■ Objective ■
Transcribe all of the material below word for word and leave out its pictures.

■ Supplied data ■
┄┄┄┄┄┄
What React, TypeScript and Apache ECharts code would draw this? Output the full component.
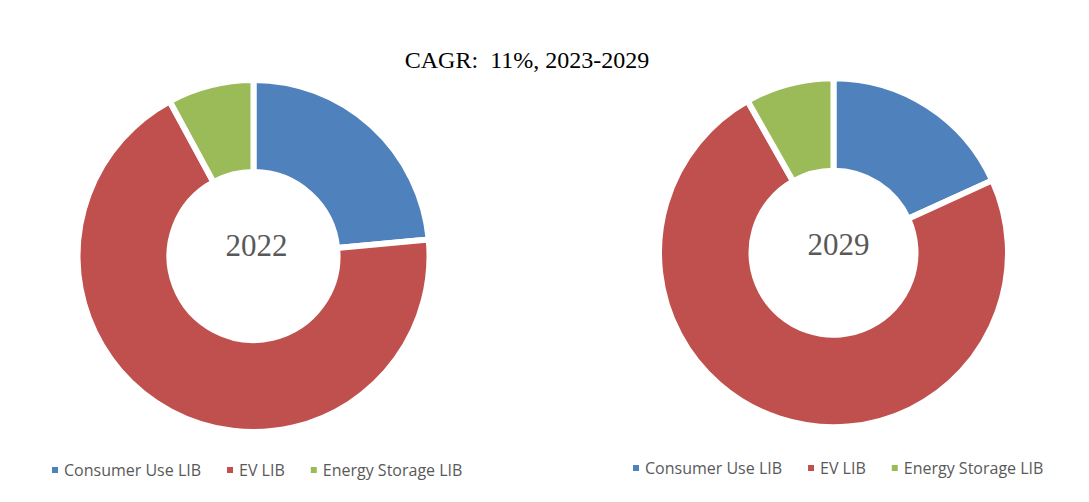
import React, { useEffect, useRef } from "react";
import * as echarts from "echarts";

const categories = ["Consumer Use LIB", "EV LIB", "Energy Storage LIB"];
const colors = ["#4F81BD", "#C0504D", "#9BBB59"];
const values2022 = [23.5, 68.6, 7.9];
const values2029 = [18.2, 73.6, 8.2];
const titleText = "CAGR:  11%, 2023-2029";
const yearLabels = ["2022", "2029"];

export default function App() {
  const ref = useRef<HTMLDivElement>(null);
  useEffect(() => {
    document.body.style.margin = "0";
    const chart = echarts.init(ref.current!, null, { renderer: "svg" });
    const mk = (vals: number[]) =>
      categories.map((c, i) => ({ name: c, value: vals[i], itemStyle: { color: colors[i] } }));
    const legendCommon = {
      data: categories,
      icon: "rect",
      itemWidth: 8,
      itemHeight: 8,
      itemGap: 24,
      textStyle: { fontFamily: "Open Sans", fontSize: 16, color: "#595959" },
      selectedMode: false,
    };
    const pieCommon = {
      type: "pie",
      startAngle: 90,
      clockwise: true,
      label: { show: false },
      labelLine: { show: false },
      emphasis: { disabled: true },
      itemStyle: { borderColor: "#fff", borderWidth: 6 },
    };
    chart.setOption({
      animation: false,
      backgroundColor: "#ffffff",
      legend: [
        { ...legendCommon, left: 45, top: 457 },
        { ...legendCommon, left: 626, top: 455 },
      ],
      graphic: [
        {
          type: "text",
          x: 527,
          y: 60,
          style: {
            text: titleText,
            font: "24px 'Liberation Serif'",
            fill: "#000",
            textAlign: "center",
            textVerticalAlign: "middle",
          },
        },
        {
          type: "text",
          x: 256.5,
          y: 245,
          style: {
            text: yearLabels[0],
            font: "31px 'Liberation Serif'",
            fill: "#595959",
            textAlign: "center",
            textVerticalAlign: "middle",
          },
        },
        {
          type: "text",
          x: 838.5,
          y: 244,
          style: {
            text: yearLabels[1],
            font: "31px 'Liberation Serif'",
            fill: "#595959",
            textAlign: "center",
            textVerticalAlign: "middle",
          },
        },
      ],
      series: [
        { ...pieCommon, center: [253.5, 256], radius: [84, 176], data: mk(values2022) },
        { ...pieCommon, center: [833.5, 252.7], radius: [82, 174.5], data: mk(values2029) },
      ],
    });
    return () => chart.dispose();
  }, []);
  return <div ref={ref} style={{ width: 1089, height: 502, overflow: "hidden" }} />;
}
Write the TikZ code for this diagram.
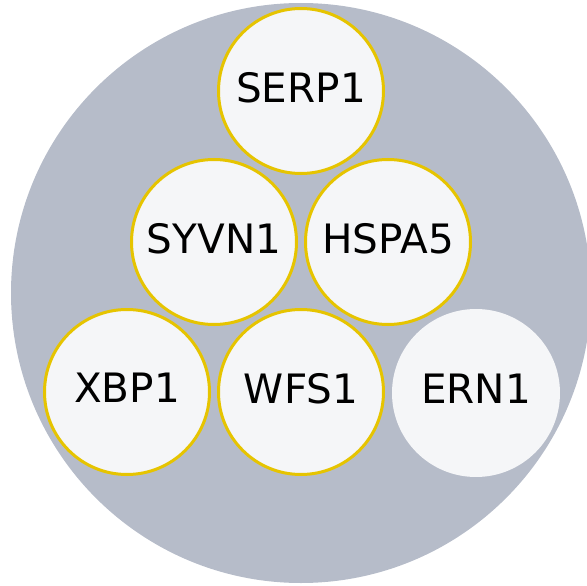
┄┄┄┄┄┄
■ Exercise solution ■
What React, TypeScript and Apache ECharts code would draw this? Output the full component.
import React, { useEffect, useRef } from "react";
import * as echarts from "echarts";

const categories = ["Consumer Use LIB", "EV LIB", "Energy Storage LIB"];
const colors = ["#4F81BD", "#C0504D", "#9BBB59"];
const values2022 = [23.5, 68.6, 7.9];
const values2029 = [18.2, 73.6, 8.2];
const titleText = "CAGR:  11%, 2023-2029";
const yearLabels = ["2022", "2029"];

export default function App() {
  const ref = useRef<HTMLDivElement>(null);
  useEffect(() => {
    document.body.style.margin = "0";
    const chart = echarts.init(ref.current!, null, { renderer: "svg" });
    const mk = (vals: number[]) =>
      categories.map((c, i) => ({ name: c, value: vals[i], itemStyle: { color: colors[i] } }));
    const legendCommon = {
      data: categories,
      icon: "rect",
      itemWidth: 8,
      itemHeight: 8,
      itemGap: 24,
      textStyle: { fontFamily: "Open Sans", fontSize: 16, color: "#595959" },
      selectedMode: false,
    };
    const pieCommon = {
      type: "pie",
      startAngle: 90,
      clockwise: true,
      label: { show: false },
      labelLine: { show: false },
      emphasis: { disabled: true },
      itemStyle: { borderColor: "#fff", borderWidth: 6 },
    };
    chart.setOption({
      animation: false,
      backgroundColor: "#ffffff",
      legend: [
        { ...legendCommon, left: 45, top: 457 },
        { ...legendCommon, left: 626, top: 455 },
      ],
      graphic: [
        {
          type: "text",
          x: 527,
          y: 60,
          style: {
            text: titleText,
            font: "24px 'Liberation Serif'",
            fill: "#000",
            textAlign: "center",
            textVerticalAlign: "middle",
          },
        },
        {
          type: "text",
          x: 256.5,
          y: 245,
          style: {
            text: yearLabels[0],
            font: "31px 'Liberation Serif'",
            fill: "#595959",
            textAlign: "center",
            textVerticalAlign: "middle",
          },
        },
        {
          type: "text",
          x: 838.5,
          y: 244,
          style: {
            text: yearLabels[1],
            font: "31px 'Liberation Serif'",
            fill: "#595959",
            textAlign: "center",
            textVerticalAlign: "middle",
          },
        },
      ],
      series: [
        { ...pieCommon, center: [253.5, 256], radius: [84, 176], data: mk(values2022) },
        { ...pieCommon, center: [833.5, 252.7], radius: [82, 174.5], data: mk(values2029) },
      ],
    });
    return () => chart.dispose();
  }, []);
  return <div ref={ref} style={{ width: 1089, height: 502, overflow: "hidden" }} />;
}
Write the TikZ code for this diagram.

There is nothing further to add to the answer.